Clare Locke Sees Partner Exodus After Fox Defamation Case Win

Aug. 3, 2023, 5:30 PM UTC

Four non-equity partners gave their notice Thursday at Clare Locke, a boutique firm of 17 lawyers that was co-counsel to Dominion Voting Systems Inc. in a landmark $787.5 million defamation settlement this year.

Megan Meier and Daniel Watkins confirmed they are leaving the Alexandria, Va.-based firm, along with partners Andrew Phillips and Dustin Pusch, to form Meier Watkins Phillips Pusch. Watkins said they were inspired to launch their own firm by the “entrepreneurial spirit” of Clare Locke’s founders.

Clare Locke was founded in 2014 by former Kirkland & Ellis partners Thomas Clare and Elizabeth “Libby” Locke, currently the firm’s only equity partners. The pair said in an internal communication to Clare Locke’s staffers that the firm “is well positioned for an orderly transition, and our ongoing plans to continue adding attorneys to serve our rapidly growing client base remains unchanged.”

Clare Locke is losing more than half of its partnership.

“We wish our colleagues much continued success in the defamation bar, where smaller firms are needed to take on matters of significant importance for clients of all resources,” Clare and Locke said.

Clare and Locke, who are married, are among the most high-profile lawyers in the defamation and media law space, known for their work on behalf of notable—and controversial—clients such as WeWork Inc. boss Adam Neumann and former NBC News personality Matt Lauer.

The duo also scored a $3 million jury verdict against Rolling Stone over false claims made in a 2014 story by the magazine about campus culture at the University of Virginia.

New Firm

Public records show that Meier Watkins Phillips Pusch was registered as a limited liability partnership in early June. The new firm also has a website.
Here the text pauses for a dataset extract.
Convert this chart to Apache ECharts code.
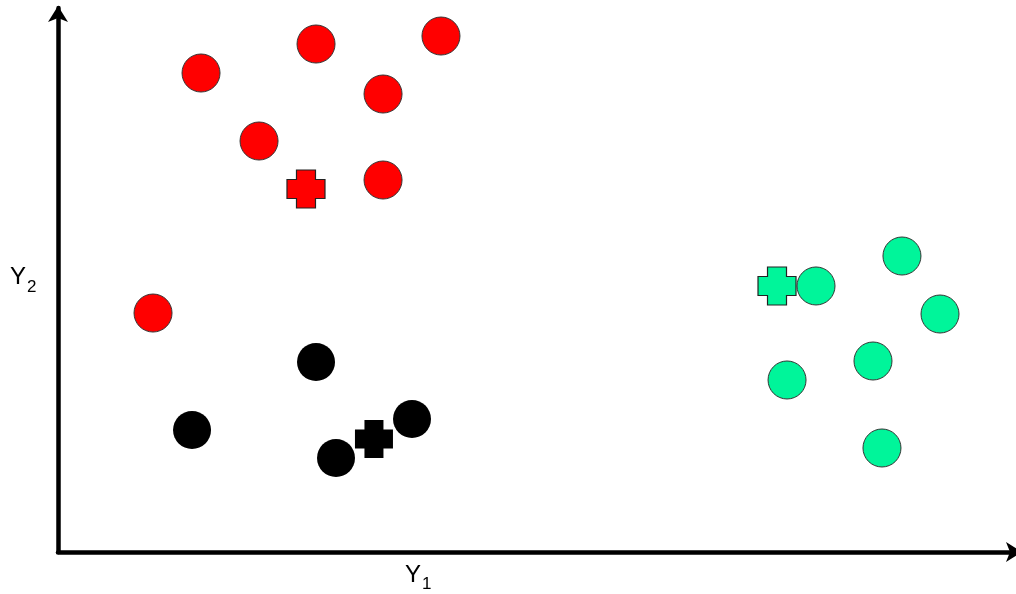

The new Washington-based shop is keen on establishing itself as a defamation law powerhouse representing clients on both sides of the US political aisle, although not necessarily across the entire political spectrum, Meier said.

Meier and Phillips are former Kirkland associates who helped start Clare Locke nearly a decade ago. Watkins, who made partner in 2021, joined the firm five years prior after working as an associate at Williams Mullen and Norton Rose Fulbright. Pusch was hired by Clare Locke in 2015 and made partner last year.

Three of the exiting Clare Locke partners were involved in representing Dominion in its historic settlement with Fox Corp.’s Fox News just before trial. Dominion’s legal team in that dispute included litigators from Clare Locke, Susman Godfrey, and Delaware’s Farnan.

The legal fees from that deal haven’t been disclosed, but any awards to plaintiffs’ firms in the litigation would’ve likely been substantial, particularly for Clare and Locke. The only non-equity partner not leaving the firm is Joseph Oliveri, a former associate and partner at Kirkland who has been with Clare Locke since its creation and is now based in Knoxville, Tenn.

Meier and Watkins also worked with Clare Locke’s name partners in securing a $26 million defamation verdict in 2019 against Puma Biotechnology Inc. on behalf of Republican donor Fredric Eshelman, who alleged he was maligned in a proxy fight. The US Court of Appeals for the Fourth Circuit ultimately unwound that judgment, which settled this year for $16 million.

Meier secured a nearly $3.4 million settlement from the Southern Poverty Law Center in 2018 on behalf of Islamic activist and reformer Maajid Nawaz.

Phillips is representing Chinese American scientist Yanping Chen in a case that could have ramifications for how journalists protect the identity of anonymous sources. Marvel star Jonathan Majors has turned to Pusch to fight allegations of abusive behavior by the actor.

Watkins has within the past year been representing a company called Kytch Inc. in a $900 million lawsuit against McDonald’s Corp. Kytch, which made a device that fixed the fast-food giant’s ice cream machines, claims McDonald’s crushed its business by reverse engineering its own competing product.

Clare Locke has previously recruited new legal talent to offset departures. The firm earlier this year hired counsel Jered Ede from Project Veritas, where he spent more than two years as chief legal officer for the conservative activist group. Ede came aboard less than a year after former Clare Locke counsel Daniel Mauler left the firm to become general counsel for Heritage Action for America, a political advocacy group affiliated with The Heritage Foundation.

Mauler, who this month took over as the top lawyer for the conservative think tank, in a statement posted to LinkedIn last year called his former Clare Locke colleagues the “best and most fearsome defamation attorneys in the nation.”

Mauler didn’t immediately respond to a request for comment about the departure of his former colleagues at Clare Locke.